Charlie is a little over a year old now and there’s nothing I can do to stop it. It’s funny, even when you welcome a new baby into your life, a baby who you know darn right well will be your last, you still don’t spend much time thinking about the end of babydom. Things are too hectic, too chaotic and sublime. When Charlie arrived in our house, literally rising up out of the water of the birthing pool set up in our living room like that baby on the great Nirvana album cover, all I could think about was the fact that he was finally here now. I’d been through the births of our other two kids already, and I knew that there was so much baby about to drop into my world.
But now it’s time to let go.
He’s still our youngest, still our third child and the littlest brother and all that, but with each passing day now I realize that he’s no longer a baby. And with that comes the realization that I will never pass this way again, you know? I will never be daddy to a baby again.

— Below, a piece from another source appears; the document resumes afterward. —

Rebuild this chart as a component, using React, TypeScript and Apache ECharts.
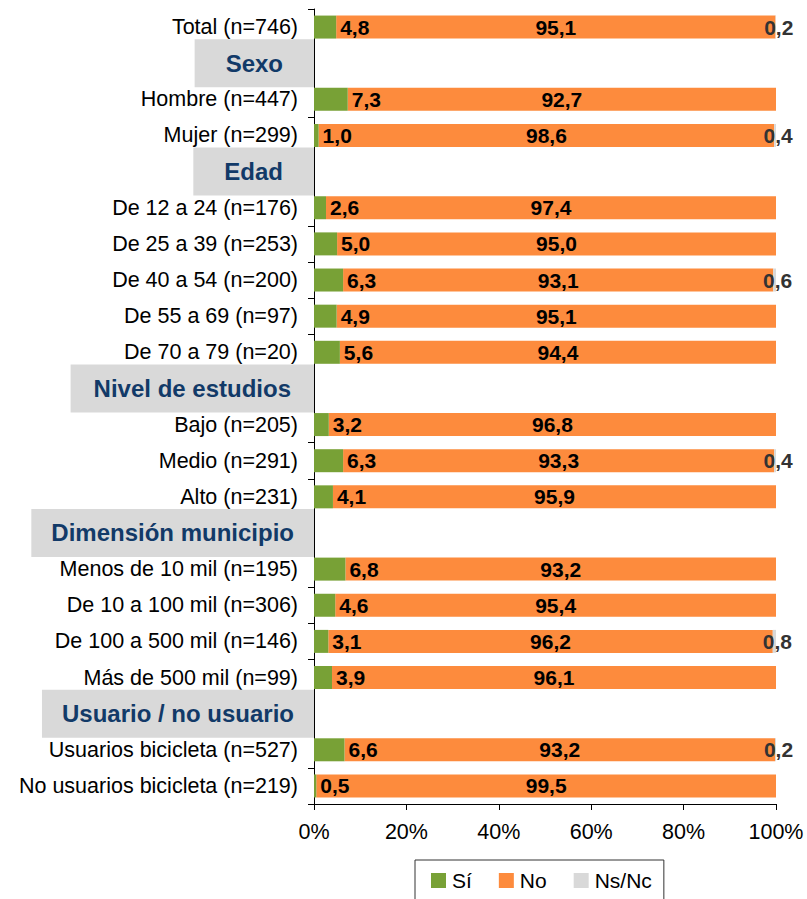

Yesterday, his mom and I spent a bunch of hours just hanging out down on the floor, helping our son stand up on his teetering legs. There’s a lot of stuff you can find to do on a quiet early spring Sunday morning, when the weather is still too cold to head outside and you don’t really feel like being all that active anyway. But just lounging around down on the carpet and watching your own child finally learn to stand on his own, to begin to take those first uncertain steps toward the rest of his life, and the rest of yours too — that’s probably about as good an activity as anything.
We sat there in the living room, just mom and dad at first, pointing our boy at each other and egging him on with our squeals of delight each time he managed to keep himself up in that standing position that humans learn around his age. Soon, he’ll be standing and then walking for real — it’s only a matter of weeks now, I’d think. But as soon as that happens, we tend to just move on, huh? We never think about the wonders of upright mobility or anything like that. We take it for granted. It’s just the way things go. Babies lay there for a while, then they crawl across the floor. Then one day, they get up off of their knees and waver there like some tree swaying in the stiff autumn breeze.

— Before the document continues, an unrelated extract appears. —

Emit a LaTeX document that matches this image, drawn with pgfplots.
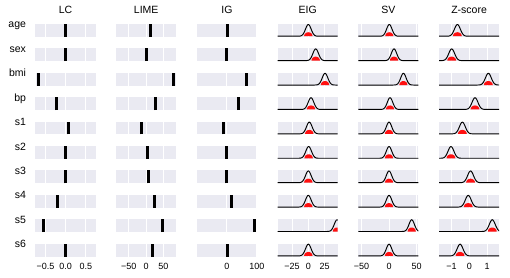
\documentclass[border=0pt]{standalone}
\usepackage{pgfplots}
\pgfplotsset{compat=1.18}
\usepackage{pgfplotstable}
\usepackage{fontspec}
\setmainfont{Liberation Sans}
\definecolor{sbbg}{HTML}{EAEAF2}
\definecolor{sbred}{HTML}{FF1010}

% normalised Gaussian shape (peak = 1)
\pgfplotstableread{
z g
-1000 0
-5 0
-4 0.0003
-3.5 0.0022
-3 0.0111
-2.75 0.0228
-2.5 0.0439
-2.25 0.0796
-2 0.1353
-1.75 0.2163
-1.5 0.3247
-1.25 0.4578
-1 0.6065
-0.75 0.7548
-0.5 0.8825
-0.25 0.9692
0 1
0.25 0.9692
0.5 0.8825
0.75 0.7548
1 0.6065
1.25 0.4578
1.5 0.3247
1.75 0.2163
2 0.1353
2.25 0.0796
2.5 0.0439
2.75 0.0228
3 0.0111
3.5 0.0022
4 0.0003
5 0
1000 0
}\gauss

% red blob shape at the foot of each curve
\pgfplotstableread{
z h
-1 0
-0.95 0.31
-0.8 0.6
-0.6 0.8
-0.3 0.95
0 1
0.3 0.95
0.6 0.8
0.8 0.6
0.95 0.31
1 0
}\blob

\pgfplotsset{
  cell/.style={scale only axis, width=60pt, height=12.8pt, anchor=north west,
    axis background/.style={fill=sbbg}, axis line style={draw=none},
    xmajorgrids, major grid style={white, line width=0.9pt},
    ytick=\empty, major tick length=0pt, xticklabels={},
    tick label style={font=\fontsize{9}{10}\selectfont},
    xticklabel style={anchor=base, yshift=-13.3pt},
    title style={font=\fontsize{10.5}{12}\selectfont, anchor=base, at={(0.5,1)}, yshift=4.7pt},
    ymin=0, ymax=1},
  lc/.style={xmin=-0.75, xmax=0.74, xtick={-0.5,0,0.5}},
  lcT/.style={lc, title=LC},
  lcB/.style={lc, xticklabels={−0.5,0.0,0.5}},
  lime/.style={xmin=-86, xmax=87, xtick={-50,0,50}},
  limeT/.style={lime, title=LIME},
  limeB/.style={lime, xticklabels={−50,0,50}},
  ig/.style={xmin=-99, xmax=100, xtick={-100,0,100}},
  igT/.style={ig, title=IG},
  igB/.style={ig, xticklabels={−100,0,100}},
  eig/.style={xmin=-47, xmax=44.9, xtick={-25,0,25}},
  eigT/.style={eig, title=EIG},
  eigB/.style={eig, xticklabels={−25,0,25}},
  sv/.style={xmin=-55.5, xmax=53, xtick={-50,0,50}},
  svT/.style={sv, title=SV},
  svB/.style={sv, xticklabels={−50,0,50}},
  zs/.style={xmin=-1.70, xmax=1.67, xtick={-1,0,1}},
  zsT/.style={zs, title=Z-score},
  zsB/.style={zs, xticklabels={−1,0,1}},
}

% #1 x-left, #2 options, #3 value
\newcommand{\barcell}[3]{%
  \begin{axis}[cell, at={(#1pt,-\ytop pt)}, #2]
    \addplot[black, line width=3pt] coordinates {(#3,0) (#3,1)};
  \end{axis}}
% #1 x-left, #2 options, #3 mean, #4 sigma
\newcommand{\gcell}[4]{%
  \begin{axis}[cell, at={(#1pt,-\ytop pt)}, #2, ymin=-0.05, ymax=1.04]
    \addplot[fill=sbred, draw=none] table[x expr={#3+1.5*#4*\thisrow{z}}, y expr={0.34*\thisrow{h}}]{\blob};
    \addplot[black, line width=0.95pt] table[x expr={#3+#4*\thisrow{z}}, y expr={\thisrow{g}}]{\gauss};
  \end{axis}}
% #1 name, #2 row index, #3 LC, #4 LIME, #5 IG, #6 EIG, #7 SV, #8 Z, #9 suffix
\newcommand{\frow}[9]{%
  \pgfmathsetmacro\ytop{24+24.41*#2}%
  \barcell{35.5}{lc#9, extra description/.code={\node[anchor=base east, xshift=-6pt, font=\fontsize{10.5}{12}\selectfont] at (axis description cs:0,0.69) {#1};}}{#3}
  \barcell{116.2}{lime#9}{#4}
  \barcell{196.9}{ig#9}{#5}
  \gcell{277.6}{eig#9}{#6}{4.3}
  \gcell{358.3}{sv#9}{#7}{4.9}
  \gcell{439.0}{zs#9}{#8}{0.165}
}

\begin{document}
\begin{tikzpicture}
\path[use as bounding box] (0,0) rectangle (510pt,-277pt);
\frow{age}{0}{0}{12}{2}{0}{0.5}{-0.67}{T}
\frow{sex}{1}{0}{0}{-1}{11.3}{9}{-0.99}{}
\frow{bmi}{2}{-0.68}{78}{64}{25.6}{26}{1.07}{}
\frow{bp}{3}{-0.22}{28}{39}{4.1}{1.8}{0.32}{}
\frow{s1}{4}{0.065}{-14}{-10}{1.5}{0}{-0.39}{}
\frow{s2}{5}{0}{5}{-1}{0.5}{0}{-1.03}{}
\frow{s3}{6}{0}{8}{-1}{0}{0}{0.07}{}
\frow{s4}{7}{-0.21}{25}{16}{0}{0}{-0.06}{}
\frow{s5}{8}{-0.56}{48}{91}{44}{41}{1.29}{}
\frow{s6}{9}{0}{20}{3}{0}{0}{-0.52}{B}
\end{tikzpicture}
\end{document}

Suddenly, they’re just not really a baby anymore. Not your baby, not anyone’s. They’re a kid. And even that will be gone before you know it.
I dunno. I suppose so much of life is bittersweet if you really want to break it down. We’re constantly passing milestones and crossing lines in the sand that we will never pass by or cross again. I know that. We all do. Yet with babies it’s sort of different somehow and that’s tough to explain. I’m so excited to see my youngest son start standing on his own. I’m pretty darn thrilled to watch him follow in his older sister and brother’s footsteps. I’m proud as hell to be able to watch him.
“Look at that Charlie Boy!” I holler out to no one in particular and to everyone in the world. Look at him, I say to myself, as he begins to weeble-wobble in these final days leading up that magic moment when he finally just walks straight out of my loving arms, conquers that long three or four-foot stretch of living room, and staggers right into his mama’s arms at long last.
It’ll be a happy day, of course. It’ll be a day worth smiling about when that happens and that isn’t lost on me. But somewhere back behind my ribs, my heart will will be a little sad, too. Because that’s going to be the end of all this baby stuff for me. All I can do now is look straight into the eyes of all the fathers-to-be I will run into from here on out.
Just look straight into their eager, uncertain eyes and tell them the straight up honest truth.
“Try and soak in every moment that you can, buddy,” I’ll tell ’em. “Because you’ll say goodbye to babydom soon enough. And you’re gonna miss it more than you’ll ever know.”